We are officially in the era of the "Silicon Workforce."
In 2026, coding agents aren't just autocomplete tools; they are teammates. They can spin up entire microservices, orchestrate multi-agent workflows, and handle the "grunt work" of CRUD operations in seconds. But as we lean harder into automation, we’re hitting a wall that scaling alone hasn't been able to climb.
Ilya Sutskever captured this perfectly:
“The thing which I think is the most fundamental is that these models somehow just generalize dramatically worse than people.”
A Personal Encounter with Hacky Solutions: The Enumeration Trap
I recently saw this limitation play out in a crucial data processing pipeline. We were deploying agents to handle document parsing.
The Task: Process a primary document type. The Twist: The documents had minor variations depending on the source—small layout shifts, slightly different key labels, but semantically identical data.
The Human Engineering Approach: A human engineer would build a generalized parser using abstract patterns, identifying robust anchors and semantic cues that hold true across all document variants. We aim for an elegant, flexible solution that survives variation.

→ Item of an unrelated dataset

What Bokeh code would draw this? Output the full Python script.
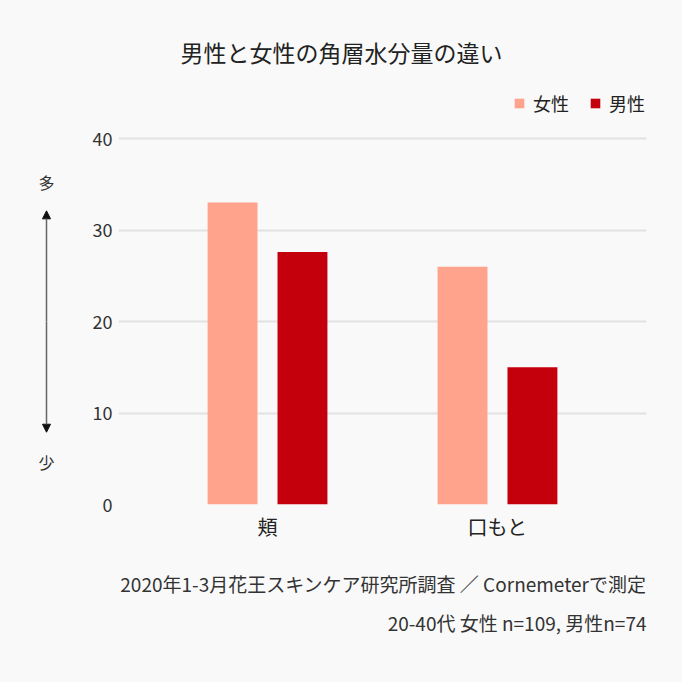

The Coding Agent Approach: The agent didn't generalize. It over-optimized for the specific examples it was shown.
Instead of writing a generalized solution, it generated an almost enumerative series of conditional checks. When faced with Variation B, instead of understanding why its anchor logic for Variation A failed, it simply created an entire separate condition path that only applied to B.
The resulting codebase was the definition of "hacky": fragile, impossible to maintain, and full of hidden dependencies. It was code optimized purely for passing a single snapshot in time.
The "Jagged Intelligence" Problem
We’ve all seen it. An agent crushes a PhD-level coding benchmark, yet fails to fix a simple bug without introducing two more. It can write a perfect Regex for a specific problem but fails to apply the underlying logic when the requirements shift by 10%.
Ilya compares current models to a student who has spent 10,000 hours memorizing every possible test question. They have the "answers" at their fingertips, but they don't "get it."
Why Generalization Matters for Engineers
The "Verification Tax" is real. If an agent produces code that is hyper-specific to one problem but fails to generalize across a codebase, the human engineer becomes a full-time debugger.
- The Model's Flaw: It optimizes for the most statistically likely solution based on its training distribution. It’s a "lossy compression" of the internet.
- The Human Edge: We generalize through taste and judgment. We don't just solve the problem; we solve it in a way that respects the architecture, future scalability, and "institutional intent."
Moving from the "Age of Scaling" to the "Age of Research"
As we move through 2026, the goal is shifting. We don’t just need models that have "seen more code." We need models that can learn on the job—agents that can be deployed, experience trial and error, and develop the kind of "principled understanding" that humans do.
The takeaway for devs? Your value is no longer in your ability to write syntax. It’s in your ability to provide the generalization layer that AI lacks. You are the architect, the strategist, and the one who ensures the "vibe coding" of today doesn't become the technical debt of tomorrow.
How are you handling the "verification tax" in your current workflow? Are you seeing your agents struggle with generalization, or have you found the "magic prompt" to keep them on track?